Lejos estaba yo de imaginar que él emplearía esas mismas armas de escribidor que parecía anunciar, no para construir mundos literarios enriquecedores, sino para mentir, para desacreditar, para fomentar odios, y ganarse adeptos. Tres años más tarde de su Premio, en 2016, fundó “El Estornudo”, un medio digital — hoy inaccesible para nosotros, debido a decisiones que considero erráticas-, pero, como ya dije, no tengo ninguna influencia, más allá de la que imponen mi tolerancia y la coherencia a la que aspiro. No hubiera indagado nunca más por el nombre Carlos Manuel Álvarez si no hubiera leído el repugnante artículo que él escribió a la muerte de mi padre, y que publicara El País el 28 de julio de 2019, a escasos ocho días de dicha pérdida. Desde el título de tal bajeza, “Un turista en el país del proletariado”, hasta la afirmación de que Roberto Fernández Retamar mostraba “imbatible obediencia y sumisión”, pasando por su intención de desacreditar la labor de la Casa de las Américas, todo el texto es manipulador, y sus mentiras, pantagruélicas. El hecho de considerar que mi padre no era un trabajador, y que, por tanto, “el único puesto que hay entonces para el burgués en el tejido social del nuevo orden no es un puesto de obrero, sino un buró de funcionario,” hasta la insólita descripción de mi padre en una Feria del Libro, en Santo Domingo, tres meses antes de su fallecimiento, todo es absolutamente falso.
Cuando circuló dicho artículo, como es comprensible, tuve el impulso de responder de inmediato, no solo desde mi postura de hija lastimada, sino, sobre todo, desde mi condición de admiradora del pensamiento anticolonial de RFR, y de testigo de su intachable conducta moral, además de que me resultaba -y me resulta- despreciable que se ataque a alguien que acaba de morir, cuando no se tuvo la decencia ni el coraje de hacerlo mientras vivía.
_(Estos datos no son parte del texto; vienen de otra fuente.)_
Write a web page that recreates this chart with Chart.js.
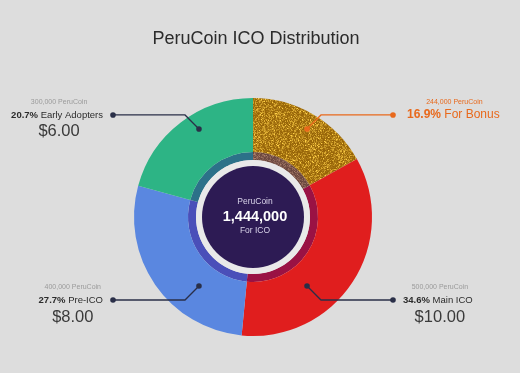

Sin embargo, siguiendo consejos de múltiples amigos que desde Cuba y fuera de la isla me sugirieron obviar la provocación, opté por guardar silencio. Surge entonces nuevamente, en los últimos meses del 2020, el nombre que pretendí olvidar hace dos años. No voy a detenerme en las circunstancias que rodean la aparición de Carlos Manuel Álvarez en las redes: es harto conocida. Solo apuntaré que así como me conmovió la defensa de su madre cuando fueron a detenerlo en su casa fuera de La Habana (en la misma medida en que me parece mal su detención, admiro el coraje de su madre, médica, como yo), sentí que no había sido bueno mi silencio cuando él se ensañó contra mi padre. La familia, primero, y el resto de las consideraciones, después.
Hecha esta aclaración, insisto en que estamos ante un periodista cuyas burdas manipulaciones pretenden alcanzar público seguidor a toda costa, sin importar la ignominia de los artículos, y sin un ápice de ética, porque todo es válido para su anhelado protagonismo. Mal que me pese, y violentando mis ánimos a favor de todo diálogo, dejo constancia de mi negativa a aceptar que esta criatura sea capaz de generar algo medianamente creíble. Si es Carlos Manuel Álvarez uno de los adalides de la pretendida nueva hornada de artistas que reclama ser reconocida, si es uno de los voceros, y si su nombre aparece en documentos y reclamaciones: No cuenten conmigo. No hay vuelta atrás.
No olvidar el proverbio judío «Con una mentira suele irse muy lejos, pero sin esperanzas de volver».